>> start

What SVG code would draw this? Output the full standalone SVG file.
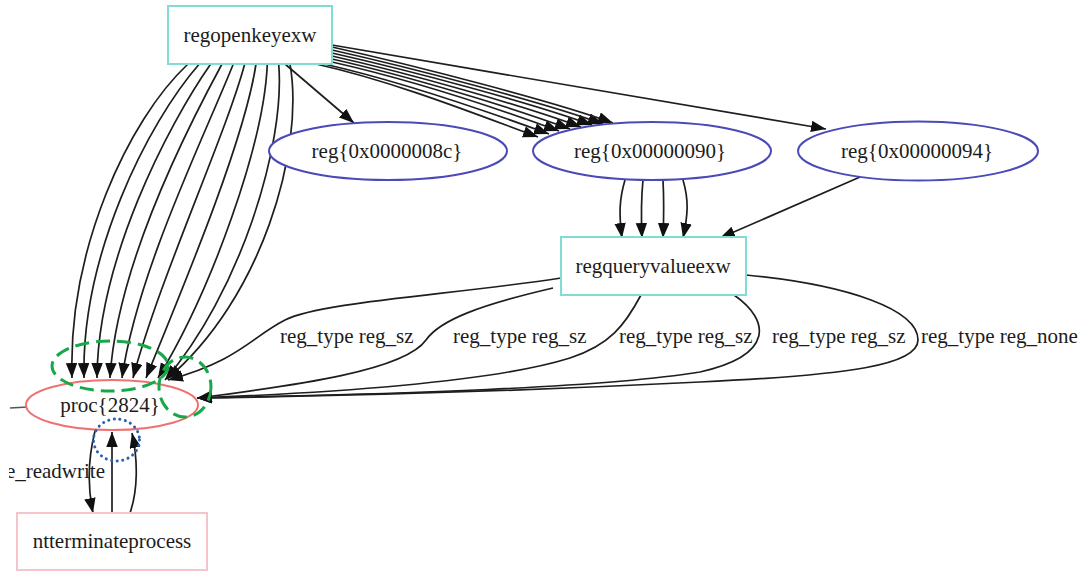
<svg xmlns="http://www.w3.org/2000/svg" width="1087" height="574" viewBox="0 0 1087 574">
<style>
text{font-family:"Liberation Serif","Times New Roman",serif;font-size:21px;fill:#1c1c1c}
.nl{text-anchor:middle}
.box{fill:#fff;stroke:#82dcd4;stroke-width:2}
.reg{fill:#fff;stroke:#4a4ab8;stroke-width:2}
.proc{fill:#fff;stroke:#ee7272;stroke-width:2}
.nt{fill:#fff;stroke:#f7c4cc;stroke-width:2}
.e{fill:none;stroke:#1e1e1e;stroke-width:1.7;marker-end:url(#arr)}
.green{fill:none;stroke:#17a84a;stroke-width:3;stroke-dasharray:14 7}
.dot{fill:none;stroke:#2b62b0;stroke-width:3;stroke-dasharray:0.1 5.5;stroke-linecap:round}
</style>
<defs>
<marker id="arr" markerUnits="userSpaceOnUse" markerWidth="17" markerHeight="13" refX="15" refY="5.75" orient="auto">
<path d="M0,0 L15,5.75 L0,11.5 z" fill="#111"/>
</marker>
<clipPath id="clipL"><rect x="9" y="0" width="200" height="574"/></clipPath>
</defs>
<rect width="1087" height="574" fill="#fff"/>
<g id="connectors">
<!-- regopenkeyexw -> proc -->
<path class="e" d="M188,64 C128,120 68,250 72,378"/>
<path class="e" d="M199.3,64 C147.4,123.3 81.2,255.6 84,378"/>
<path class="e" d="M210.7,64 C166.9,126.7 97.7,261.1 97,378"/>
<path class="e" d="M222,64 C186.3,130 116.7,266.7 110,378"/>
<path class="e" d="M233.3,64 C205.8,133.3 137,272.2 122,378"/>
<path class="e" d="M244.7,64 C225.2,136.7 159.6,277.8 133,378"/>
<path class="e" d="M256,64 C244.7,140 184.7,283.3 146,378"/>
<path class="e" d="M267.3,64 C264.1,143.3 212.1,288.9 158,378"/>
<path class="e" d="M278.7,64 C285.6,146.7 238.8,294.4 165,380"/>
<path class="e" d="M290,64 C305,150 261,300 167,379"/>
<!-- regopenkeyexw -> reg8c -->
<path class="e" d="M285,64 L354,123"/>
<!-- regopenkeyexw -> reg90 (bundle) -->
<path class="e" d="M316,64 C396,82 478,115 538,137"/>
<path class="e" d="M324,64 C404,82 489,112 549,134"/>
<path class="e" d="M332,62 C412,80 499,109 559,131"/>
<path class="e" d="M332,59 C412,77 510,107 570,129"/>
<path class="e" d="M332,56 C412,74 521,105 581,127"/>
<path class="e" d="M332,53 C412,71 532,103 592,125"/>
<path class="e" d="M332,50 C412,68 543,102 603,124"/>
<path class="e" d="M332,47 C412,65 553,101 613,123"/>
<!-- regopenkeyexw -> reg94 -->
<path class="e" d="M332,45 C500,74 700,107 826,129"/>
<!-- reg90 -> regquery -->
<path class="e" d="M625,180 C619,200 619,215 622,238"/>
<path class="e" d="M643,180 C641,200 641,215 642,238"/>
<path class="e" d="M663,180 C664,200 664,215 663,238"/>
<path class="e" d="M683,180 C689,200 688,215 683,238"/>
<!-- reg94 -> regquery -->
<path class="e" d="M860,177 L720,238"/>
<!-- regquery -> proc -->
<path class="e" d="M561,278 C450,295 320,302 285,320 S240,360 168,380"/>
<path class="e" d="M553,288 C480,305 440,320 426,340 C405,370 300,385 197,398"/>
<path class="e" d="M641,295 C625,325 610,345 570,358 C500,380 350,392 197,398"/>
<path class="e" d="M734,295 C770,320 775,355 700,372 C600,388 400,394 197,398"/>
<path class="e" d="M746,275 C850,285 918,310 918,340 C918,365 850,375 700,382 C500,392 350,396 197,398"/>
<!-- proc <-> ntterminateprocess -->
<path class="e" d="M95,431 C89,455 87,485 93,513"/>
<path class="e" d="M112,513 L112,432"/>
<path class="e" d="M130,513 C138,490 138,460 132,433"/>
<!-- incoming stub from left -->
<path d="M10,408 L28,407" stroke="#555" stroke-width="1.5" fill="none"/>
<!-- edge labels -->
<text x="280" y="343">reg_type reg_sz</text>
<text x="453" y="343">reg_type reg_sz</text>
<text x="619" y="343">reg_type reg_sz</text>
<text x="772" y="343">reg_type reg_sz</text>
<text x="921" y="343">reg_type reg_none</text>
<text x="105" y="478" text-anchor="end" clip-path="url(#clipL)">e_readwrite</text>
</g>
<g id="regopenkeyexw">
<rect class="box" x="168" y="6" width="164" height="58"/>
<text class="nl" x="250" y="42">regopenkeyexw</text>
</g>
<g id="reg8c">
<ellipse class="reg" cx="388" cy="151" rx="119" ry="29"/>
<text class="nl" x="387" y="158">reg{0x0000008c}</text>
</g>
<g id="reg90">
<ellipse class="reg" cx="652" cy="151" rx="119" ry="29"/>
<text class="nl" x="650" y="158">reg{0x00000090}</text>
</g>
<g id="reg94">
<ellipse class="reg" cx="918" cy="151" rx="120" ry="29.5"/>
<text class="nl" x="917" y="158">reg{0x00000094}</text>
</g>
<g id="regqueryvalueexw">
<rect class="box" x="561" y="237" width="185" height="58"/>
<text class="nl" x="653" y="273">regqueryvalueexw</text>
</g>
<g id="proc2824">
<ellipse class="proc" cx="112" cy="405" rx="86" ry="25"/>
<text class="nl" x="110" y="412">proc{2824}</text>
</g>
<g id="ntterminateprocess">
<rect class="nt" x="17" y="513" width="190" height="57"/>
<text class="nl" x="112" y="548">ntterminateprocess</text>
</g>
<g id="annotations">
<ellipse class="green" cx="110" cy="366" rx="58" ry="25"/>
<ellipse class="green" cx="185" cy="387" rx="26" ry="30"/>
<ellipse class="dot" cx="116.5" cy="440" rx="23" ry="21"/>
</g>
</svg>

>> end

All of the data above should be transcribed verbatim, with pictures omitted.

What SVG code would draw this? Output the full standalone SVG file.
<svg xmlns="http://www.w3.org/2000/svg" width="1087" height="574" viewBox="0 0 1087 574">
<style>
text{font-family:"Liberation Serif","Times New Roman",serif;font-size:21px;fill:#1c1c1c}
.nl{text-anchor:middle}
.box{fill:#fff;stroke:#82dcd4;stroke-width:2}
.reg{fill:#fff;stroke:#4a4ab8;stroke-width:2}
.proc{fill:#fff;stroke:#ee7272;stroke-width:2}
.nt{fill:#fff;stroke:#f7c4cc;stroke-width:2}
.e{fill:none;stroke:#1e1e1e;stroke-width:1.7;marker-end:url(#arr)}
.green{fill:none;stroke:#17a84a;stroke-width:3;stroke-dasharray:14 7}
.dot{fill:none;stroke:#2b62b0;stroke-width:3;stroke-dasharray:0.1 5.5;stroke-linecap:round}
</style>
<defs>
<marker id="arr" markerUnits="userSpaceOnUse" markerWidth="17" markerHeight="13" refX="15" refY="5.75" orient="auto">
<path d="M0,0 L15,5.75 L0,11.5 z" fill="#111"/>
</marker>
<clipPath id="clipL"><rect x="9" y="0" width="200" height="574"/></clipPath>
</defs>
<rect width="1087" height="574" fill="#fff"/>
<g id="connectors">
<!-- regopenkeyexw -> proc -->
<path class="e" d="M188,64 C128,120 68,250 72,378"/>
<path class="e" d="M199.3,64 C147.4,123.3 81.2,255.6 84,378"/>
<path class="e" d="M210.7,64 C166.9,126.7 97.7,261.1 97,378"/>
<path class="e" d="M222,64 C186.3,130 116.7,266.7 110,378"/>
<path class="e" d="M233.3,64 C205.8,133.3 137,272.2 122,378"/>
<path class="e" d="M244.7,64 C225.2,136.7 159.6,277.8 133,378"/>
<path class="e" d="M256,64 C244.7,140 184.7,283.3 146,378"/>
<path class="e" d="M267.3,64 C264.1,143.3 212.1,288.9 158,378"/>
<path class="e" d="M278.7,64 C285.6,146.7 238.8,294.4 165,380"/>
<path class="e" d="M290,64 C305,150 261,300 167,379"/>
<!-- regopenkeyexw -> reg8c -->
<path class="e" d="M285,64 L354,123"/>
<!-- regopenkeyexw -> reg90 (bundle) -->
<path class="e" d="M316,64 C396,82 478,115 538,137"/>
<path class="e" d="M324,64 C404,82 489,112 549,134"/>
<path class="e" d="M332,62 C412,80 499,109 559,131"/>
<path class="e" d="M332,59 C412,77 510,107 570,129"/>
<path class="e" d="M332,56 C412,74 521,105 581,127"/>
<path class="e" d="M332,53 C412,71 532,103 592,125"/>
<path class="e" d="M332,50 C412,68 543,102 603,124"/>
<path class="e" d="M332,47 C412,65 553,101 613,123"/>
<!-- regopenkeyexw -> reg94 -->
<path class="e" d="M332,45 C500,74 700,107 826,129"/>
<!-- reg90 -> regquery -->
<path class="e" d="M625,180 C619,200 619,215 622,238"/>
<path class="e" d="M643,180 C641,200 641,215 642,238"/>
<path class="e" d="M663,180 C664,200 664,215 663,238"/>
<path class="e" d="M683,180 C689,200 688,215 683,238"/>
<!-- reg94 -> regquery -->
<path class="e" d="M860,177 L720,238"/>
<!-- regquery -> proc -->
<path class="e" d="M561,278 C450,295 320,302 285,320 S240,360 168,380"/>
<path class="e" d="M553,288 C480,305 440,320 426,340 C405,370 300,385 197,398"/>
<path class="e" d="M641,295 C625,325 610,345 570,358 C500,380 350,392 197,398"/>
<path class="e" d="M734,295 C770,320 775,355 700,372 C600,388 400,394 197,398"/>
<path class="e" d="M746,275 C850,285 918,310 918,340 C918,365 850,375 700,382 C500,392 350,396 197,398"/>
<!-- proc <-> ntterminateprocess -->
<path class="e" d="M95,431 C89,455 87,485 93,513"/>
<path class="e" d="M112,513 L112,432"/>
<path class="e" d="M130,513 C138,490 138,460 132,433"/>
<!-- incoming stub from left -->
<path d="M10,408 L28,407" stroke="#555" stroke-width="1.5" fill="none"/>
<!-- edge labels -->
<text x="280" y="343">reg_type reg_sz</text>
<text x="453" y="343">reg_type reg_sz</text>
<text x="619" y="343">reg_type reg_sz</text>
<text x="772" y="343">reg_type reg_sz</text>
<text x="921" y="343">reg_type reg_none</text>
<text x="105" y="478" text-anchor="end" clip-path="url(#clipL)">e_readwrite</text>
</g>
<g id="regopenkeyexw">
<rect class="box" x="168" y="6" width="164" height="58"/>
<text class="nl" x="250" y="42">regopenkeyexw</text>
</g>
<g id="reg8c">
<ellipse class="reg" cx="388" cy="151" rx="119" ry="29"/>
<text class="nl" x="387" y="158">reg{0x0000008c}</text>
</g>
<g id="reg90">
<ellipse class="reg" cx="652" cy="151" rx="119" ry="29"/>
<text class="nl" x="650" y="158">reg{0x00000090}</text>
</g>
<g id="reg94">
<ellipse class="reg" cx="918" cy="151" rx="120" ry="29.5"/>
<text class="nl" x="917" y="158">reg{0x00000094}</text>
</g>
<g id="regqueryvalueexw">
<rect class="box" x="561" y="237" width="185" height="58"/>
<text class="nl" x="653" y="273">regqueryvalueexw</text>
</g>
<g id="proc2824">
<ellipse class="proc" cx="112" cy="405" rx="86" ry="25"/>
<text class="nl" x="110" y="412">proc{2824}</text>
</g>
<g id="ntterminateprocess">
<rect class="nt" x="17" y="513" width="190" height="57"/>
<text class="nl" x="112" y="548">ntterminateprocess</text>
</g>
<g id="annotations">
<ellipse class="green" cx="110" cy="366" rx="58" ry="25"/>
<ellipse class="green" cx="185" cy="387" rx="26" ry="30"/>
<ellipse class="dot" cx="116.5" cy="440" rx="23" ry="21"/>
</g>
</svg>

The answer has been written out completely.